- Given request:
Leave out the pictures and reproduce all of the data exactly.

- Dataset content:

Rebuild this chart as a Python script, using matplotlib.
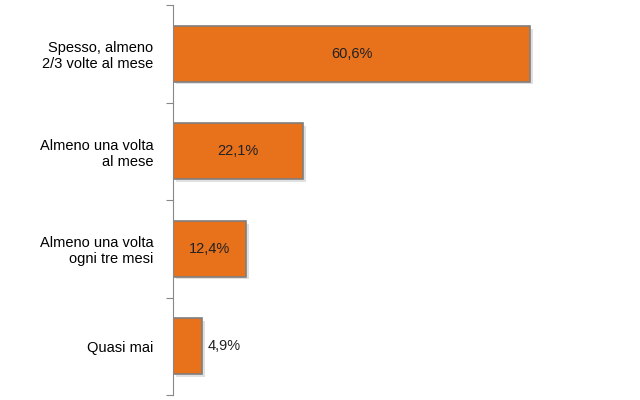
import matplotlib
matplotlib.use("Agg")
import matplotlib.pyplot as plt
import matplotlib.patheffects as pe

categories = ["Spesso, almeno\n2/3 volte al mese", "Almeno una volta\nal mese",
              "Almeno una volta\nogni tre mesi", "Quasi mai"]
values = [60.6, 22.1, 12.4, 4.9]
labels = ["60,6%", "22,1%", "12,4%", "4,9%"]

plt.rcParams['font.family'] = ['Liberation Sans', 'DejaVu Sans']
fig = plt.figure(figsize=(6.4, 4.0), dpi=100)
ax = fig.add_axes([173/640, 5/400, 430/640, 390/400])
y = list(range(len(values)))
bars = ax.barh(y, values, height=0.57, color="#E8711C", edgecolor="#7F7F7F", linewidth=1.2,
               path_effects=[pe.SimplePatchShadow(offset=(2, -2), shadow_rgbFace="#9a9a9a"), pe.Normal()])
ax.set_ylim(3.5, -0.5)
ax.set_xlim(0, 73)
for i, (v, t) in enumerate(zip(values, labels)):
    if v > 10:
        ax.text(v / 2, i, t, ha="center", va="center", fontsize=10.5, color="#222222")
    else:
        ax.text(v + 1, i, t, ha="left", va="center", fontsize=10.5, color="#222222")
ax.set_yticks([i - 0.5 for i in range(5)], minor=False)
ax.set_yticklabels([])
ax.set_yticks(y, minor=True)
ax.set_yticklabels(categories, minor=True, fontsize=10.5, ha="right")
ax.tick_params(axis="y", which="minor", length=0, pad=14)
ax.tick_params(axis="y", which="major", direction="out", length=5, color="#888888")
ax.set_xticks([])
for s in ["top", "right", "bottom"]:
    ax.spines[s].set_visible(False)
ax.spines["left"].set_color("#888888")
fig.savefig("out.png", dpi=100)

- Complete response:
Rebuild this chart as a Python script, using matplotlib.
import matplotlib
matplotlib.use("Agg")
import matplotlib.pyplot as plt
import matplotlib.patheffects as pe

categories = ["Spesso, almeno\n2/3 volte al mese", "Almeno una volta\nal mese",
              "Almeno una volta\nogni tre mesi", "Quasi mai"]
values = [60.6, 22.1, 12.4, 4.9]
labels = ["60,6%", "22,1%", "12,4%", "4,9%"]

plt.rcParams['font.family'] = ['Liberation Sans', 'DejaVu Sans']
fig = plt.figure(figsize=(6.4, 4.0), dpi=100)
ax = fig.add_axes([173/640, 5/400, 430/640, 390/400])
y = list(range(len(values)))
bars = ax.barh(y, values, height=0.57, color="#E8711C", edgecolor="#7F7F7F", linewidth=1.2,
               path_effects=[pe.SimplePatchShadow(offset=(2, -2), shadow_rgbFace="#9a9a9a"), pe.Normal()])
ax.set_ylim(3.5, -0.5)
ax.set_xlim(0, 73)
for i, (v, t) in enumerate(zip(values, labels)):
    if v > 10:
        ax.text(v / 2, i, t, ha="center", va="center", fontsize=10.5, color="#222222")
    else:
        ax.text(v + 1, i, t, ha="left", va="center", fontsize=10.5, color="#222222")
ax.set_yticks([i - 0.5 for i in range(5)], minor=False)
ax.set_yticklabels([])
ax.set_yticks(y, minor=True)
ax.set_yticklabels(categories, minor=True, fontsize=10.5, ha="right")
ax.tick_params(axis="y", which="minor", length=0, pad=14)
ax.tick_params(axis="y", which="major", direction="out", length=5, color="#888888")
ax.set_xticks([])
for s in ["top", "right", "bottom"]:
    ax.spines[s].set_visible(False)
ax.spines["left"].set_color("#888888")
fig.savefig("out.png", dpi=100)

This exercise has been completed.